Produce the report in markdown with this structure (long, but proportional to the document — clean MSAs produce shorter reports; problematic MSAs produce longer ones):

# MSA Review — SaaS: [Document name or counterparty]

**Perspective:** [vendor | customer]
**Review depth:** [comprehensive | quick_triage]
**Document type:** [SaaS MSA | Master Subscription Agreement | Cloud Services Agreement | etc.]
**Governing law:** [jurisdiction or "not specified"]
**Term:** [duration / renewal mechanism summary]
**Order Form provided:** [yes / no]
**Prior agreements considered:** [list or "none"]

## Bottom line

[Two to four sentences. State the overall posture (favorable / balanced / unfavorable / materially unfavorable to user). State whether it is signable as-is, signable with minor edits, requires negotiation, or should be rejected. Identify the single most important issue.]

## Critical issues

[Issues rated "critical." Each has its own subsection with: clause reference, what the document says (verbatim quote where short enough), why it's a problem from the user's perspective, suggested redline language. Omit this section if there are no critical issues.]

## Material issues

[Issues rated "material." Same subsection structure.]

## Minor issues and observations

[Issues rated "minor" or items that are present-and-standard but worth noting. May be a bulleted list rather than full subsections. In quick_triage mode, this section is brief; in comprehensive mode, it covers Tier 2 and Tier 3 issues that did not warrant detailed treatment.]

## Missing standard protections

[Standard SaaS MSA elements that are absent and should be added. Each with suggested language or a reference.]

## Operational red flags

[Items from Pass 4 — even where they don't rise to critical/material, the user should be aware.]

## Conflicts with Order Form

[If Order Form was provided. Each identified conflict with: what the MSA says, what the Order Form says, which controls per the order-of-precedence provision, and the operative effect. Omit this section entirely if no Order Form was provided.]

## Conflicts with prior agreements

[If prior_agreements was provided. Each identified conflict similar to above. Omit if not applicable.]

## Recommended next steps

[Short bulleted list. Common options: sign as-is, sign with the redlines proposed above, send back with negotiation, escalate specific issues to outside counsel, decline to proceed.]

## Items requiring human judgment

[Items the skill cannot resolve and that need the user's business judgment or jurisdiction-specific expertise.]

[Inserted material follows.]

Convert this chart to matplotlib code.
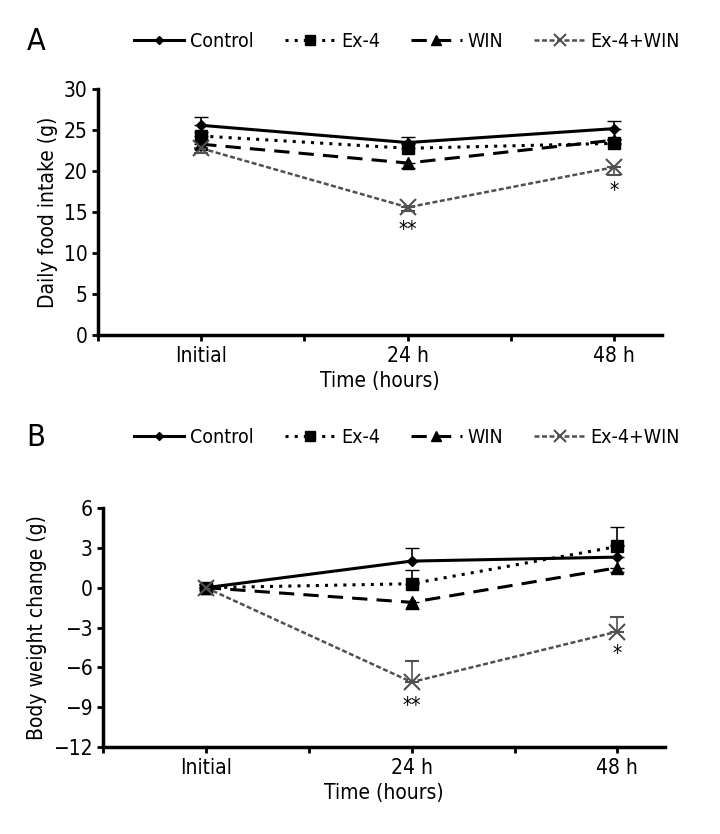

In quick_triage mode, the "Minor issues and observations" and "Missing standard protections" sections are condensed; the focus is Tier 1 issues with full treatment. In comprehensive mode, all sections are populated.

If the document is signable as-is or with only minor changes, the report should be short. Do not pad. A two-page report on a clean MSA is correctly two pages; do not stretch it to ten.

Edge cases and refusals

  • Document is not a SaaS MSA. Stop and tell the user. Common adjacent documents that get confused for SaaS MSAs: perpetual software licenses, on-premises agreements, professional services agreements, IaaS / managed-hosting agreements, hardware-as-a-service agreements.
  • Document is a SaaS MSA but covers a non-standard service category. Examples: AI/ML model providers (which often have data-use and output-IP terms unique to ML), payment processors (which have additional regulatory overlay), telehealth platforms (which have HIPAA overlay), educational platforms (which may have FERPA/COPPA overlay). Apply the skill but note in the posture that category-specific terms (e.g., "AI training data carve-outs") may warrant additional review beyond the standard MSA framework.
  • Document is missing pages, sections, or referenced exhibits. Note explicitly and review what is present; do not speculate about absent content.
  • Document is from an unfamiliar jurisdiction or in a non-English language. Apply the skill but note the limitation: the skill is calibrated for US commercial SaaS MSAs; jurisdiction-specific issues (especially EU-style consumer protection mandatory rules, civil-law jurisdiction interpretation rules) may not be fully addressed.
  • Document has unusual provisions outside the skill's coverage (e.g., complex multi-tenant data-segregation requirements, novel AI training and output IP terms, escrow arrangements with detailed release mechanics). Flag in "Items requiring human judgment" rather than producing potentially-wrong analysis.
  • Perspective is "customer" but the document is clearly written by the customer's outside counsel (i.e., on a customer-friendly template). Note the asymmetry; the customer-perspective review may surface fewer issues because the document already reflects customer positions.

What this skill does not do

  • Give a final legal opinion. The output is a draft for human review.
  • Predict enforceability with confidence. Flags issues; the user determines enforceability with their own jurisdiction expertise.
  • Negotiate. Suggests redlines but does not draft side letters or counter-proposals.
  • Replace counsel for unusual deal structures (M&A involving SaaS targets, multi-party joint-venture SaaS deals, sovereign-immunity issues with public-sector customers). Recommend escalation.
  • Review the underlying SaaS service for technical adequacy. The skill reviews the contract, not the product.
  • Replace a security review. The MSA may reference the vendor's security program; the skill checks that the references exist but does not assess the security program itself.

Reference materials

  • reference/issue_checklist.md — the full SaaS MSA issue checklist organized by tier.
  • reference/perspective_lens.md — how to read each provision through vendor or customer eyes.
  • reference/red_flags.md — operational and red-flag list used in Pass 4.
  • reference/severity_rubric.md — the rubric for rating issues critical, material, minor.
  • examples/example_customer_review.md — worked example: customer reviewing a vendor-prepared SaaS MSA.
  • examples/example_vendor_review.md — worked example: vendor reviewing a customer-prepared MSA template.